Conclusion: Relationship between Bases of Power and Dependency in Corporation “A”

Greiner & Schein (2008) are of the view that power with no dependency lacks influence. Dependency is needed to give power its ability to influence. The degree of dependency determines the degree and intensity of power. Greiner & Schein (2008) identifies three parameters of dependency. These are scarcity, importance and lack of a substitute.

Power and dependency are obvious in the scenario provided for Corporation “A”. For example, employee 2 holds a great deal of expertise power on the accounting manager given that the manager and the organization rely heavily on this employee’s expertise. This dependency also increases the influence of the coercive power that employee 2 has over the accounting manager. The employee’s expertise is scarce within the organization; it is important to the organization and can not be substituted.

The dependency of the accounting manager on employee 2 makes their positional power less influential. The manager depends more on employee 2 than employee 2 depends on them. This imbalance works to the benefit of employee 2, giving them more influence.

Employee 1 is depending on the bonus to pay for their expensive vacation. The bonus is important to them, and it is also scarce. The bonus can not be substituted, since the employee has no other source of funding to pay for the vacation. This makes the reward power held by the marketing manager over employee 1 more influential.

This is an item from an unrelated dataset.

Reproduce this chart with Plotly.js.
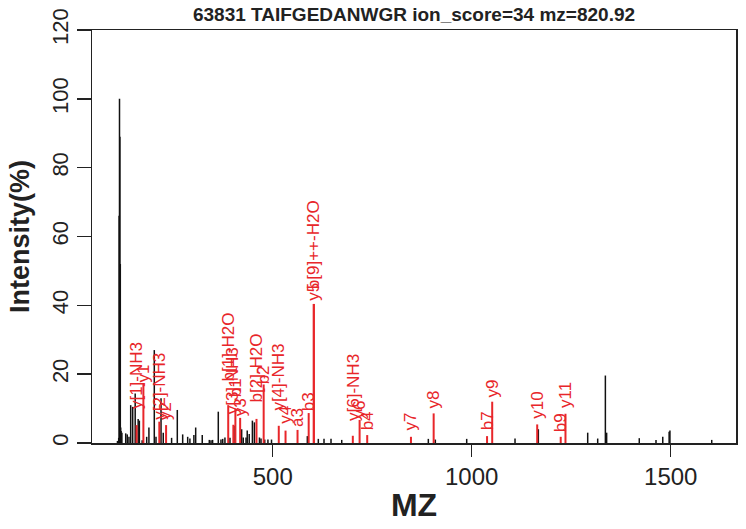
<!DOCTYPE html>
<html>
<head>
<meta charset="utf-8">
<script src="https://cdn.plot.ly/plotly-3.0.1.min.js"></script>
<style>html,body{margin:0;padding:0;background:#fff;}#chart{width:746px;height:529px;}</style>
</head>
<body>
<div id="chart"></div>
<script>
// Unannotated peaks (black)
const mzBlack = [110.0, 113.1, 114.1, 115.1, 116.1, 117.1, 118.1, 119.1, 121.1, 130.7, 134.6, 138.9,
  143.2, 148.2, 154.5, 162.0, 165.0, 172.0, 183.4, 189.0, 202.5, 206.8, 219.4, 225.0, 246.0, 260.3,
  273.8, 286.4, 292.0, 302.0, 306.5, 323.0, 340.7, 345.0, 349.0, 363.3, 370.0, 374.4, 380.0, 392.7,
  402.8, 422.0, 426.0, 433.0, 436.0, 441.0, 449.0, 454.0, 466.7, 470.6, 480.0, 488.0, 497.0, 587.0,
  614.6, 628.9, 646.5, 673.4, 891.0, 908.6, 987.4, 1108.8, 1167.4, 1291.4, 1316.5, 1335.8, 1339.0,
  1421.0, 1463.0, 1480.0, 1496.0, 1498.0, 1603.0];
const intBlack = [0.6, 1.5, 66, 100, 89, 52, 4.5, 3.5, 3.0, 2.8, 2.5, 1.8,
  11, 10.5, 14.4, 7, 6.5, 0.8, 1.8, 4.5, 27, 1.8, 13, 3, 1.5, 9.6,
  2.5, 1.8, 1.3, 2.3, 4.5, 2.3, 0.9, 0.8, 0.9, 9.1, 1.0, 1.2, 1.6, 1.5,
  5, 4, 1.6, 1.6, 3.6, 2.6, 6.5, 6, 1.6, 1.3, 1, 1, 1, 2,
  1.2, 1.2, 1.2, 0.9, 1.2, 1.0, 1.2, 1.3, 4, 3, 1.3, 19.6, 3,
  1.4, 0.9, 1.8, 3.3, 3.6, 0.9];

// Annotated fragment ions (red)
const mzRed = [158.09, 175.12, 215.11, 232.14, 388.25, 401.19, 406.26, 418.22, 459.29, 477.30,
  515.24, 532.26, 562.39, 590.38, 603.30, 603.31, 701.30, 718.33, 737.45, 847.37, 904.39,
  1038.54, 1051.46, 1164.54, 1223.62, 1235.58];
const intRed = [5.2, 17.2, 6.2, 5.2, 11, 5.3, 10, 7.3, 7, 17,
  5, 3.6, 3.8, 8.7, 40.4, 40.4, 2.1, 6.7, 2.3, 1.8, 8.6,
  2.0, 12.0, 5.4, 1.8, 8.5];
const ionLabels = ["y[1]-NH3", "y1", "y[2]-NH3", "y2", "b[1]-H2O", "y[3]-NH3", "b1", "y3", "b[2]-H2O", "b2",
  "y[4]-NH3", "y4", "a3", "b3", "y5", "b[9]++-H2O", "y[6]-NH3", "y6", "b4", "y7", "y8",
  "b7", "y9", "y10", "b9", "y11"];
const labelHeights = [9.6, 17.4, 6.4, 6.4, 17.5, 8, 13, 7.5, 11.5, 16.8,
  9.2, 5.2, 4.4, 9, 41, 44.5, 6.2, 6.7, 3.3, 3.3, 9.6,
  3.3, 13, 6.7, 2.9, 10];

const xTicks = [500, 1000, 1500];
const yTicks = [0, 20, 40, 60, 80, 100, 120];
const titleText = "63831 TAIFGEDANWGR ion_score=34 mz=820.92";

function stems(xs, ys) {
  const x = [], y = [];
  xs.forEach((v, i) => { x.push(v, v, null); y.push(0, ys[i], null); });
  return {x, y};
}

const FONT = "Liberation Sans, Arial, Helvetica, sans-serif";
const RED = "#e8262a";
const sb = stems(mzBlack, intBlack);
const sr = stems(mzRed, intRed);

const traces = [
  {type: "scatter", mode: "lines", x: sb.x, y: sb.y, line: {color: "#111111", width: 1.5},
   hoverinfo: "skip", showlegend: false, connectgaps: false},
  {type: "scatter", mode: "lines", x: sr.x, y: sr.y, line: {color: RED, width: 2},
   hoverinfo: "skip", showlegend: false, connectgaps: false}
];

const annotations = mzRed.map((m, i) => ({
  x: m, y: labelHeights[i], xref: "x", yref: "y", text: ionLabels[i],
  textangle: -90, showarrow: false, xanchor: "center", yanchor: "bottom",
  borderpad: 0, font: {family: FONT, size: 17, color: RED}
}));

const layout = {
  width: 746, height: 529,
  margin: {l: 92, r: 10, t: 30, b: 86},
  paper_bgcolor: "#ffffff", plot_bgcolor: "#ffffff",
  font: {family: FONT, color: "#111111"},
  title: {text: "<b>" + titleText + "</b>", font: {family: FONT, size: 19, color: "#222222"},
          x: 0.5, xref: "paper", xanchor: "center", y: 0.972, yref: "container", yanchor: "middle"},
  xaxis: {range: [46, 1664], tickvals: xTicks, ticktext: xTicks.map(String),
          showgrid: false, zeroline: false, showline: true, mirror: true,
          linecolor: "#222222", linewidth: 1.5, ticks: "outside", ticklen: 12, tickwidth: 1.5, tickcolor: "#222222",
          tickfont: {family: FONT, size: 24, color: "#222222"},
          title: {text: "<b>MZ</b>", font: {family: FONT, size: 32, color: "#222222"}, standoff: 4}},
  yaxis: {range: [0, 120], tickvals: yTicks, ticktext: yTicks.map(String), tickangle: -90,
          showgrid: false, zeroline: false, showline: true, mirror: true,
          linecolor: "#222222", linewidth: 1.5, ticks: "outside", ticklen: 14, tickwidth: 1.5, tickcolor: "#222222",
          tickfont: {family: FONT, size: 22, color: "#222222"},
          title: {text: "<b>Intensity(%)</b>", font: {family: FONT, size: 27, color: "#222222"}, standoff: 10}},
  annotations: annotations
};

Plotly.newPlot("chart", traces, layout, {staticPlot: true, displayModeBar: false});
</script>
</body>
</html>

Employee 3 depends on the loyalty from the other members of the team to be able to influence them. Without this loyalty, their referent power will not be legitimized, and as such, will wield less influence. Employee 3 has to meet this dependency by being charismatic, energetic and positive. Their influence is great since they are able to satisfy their dependency on the other members of the team.

Reference

Greiner, L. E., & Schein, V. E. (2008). Power and organization development: Mobilizing power to implement change. 4th ed. Alexandria, VA: Prentice Hall.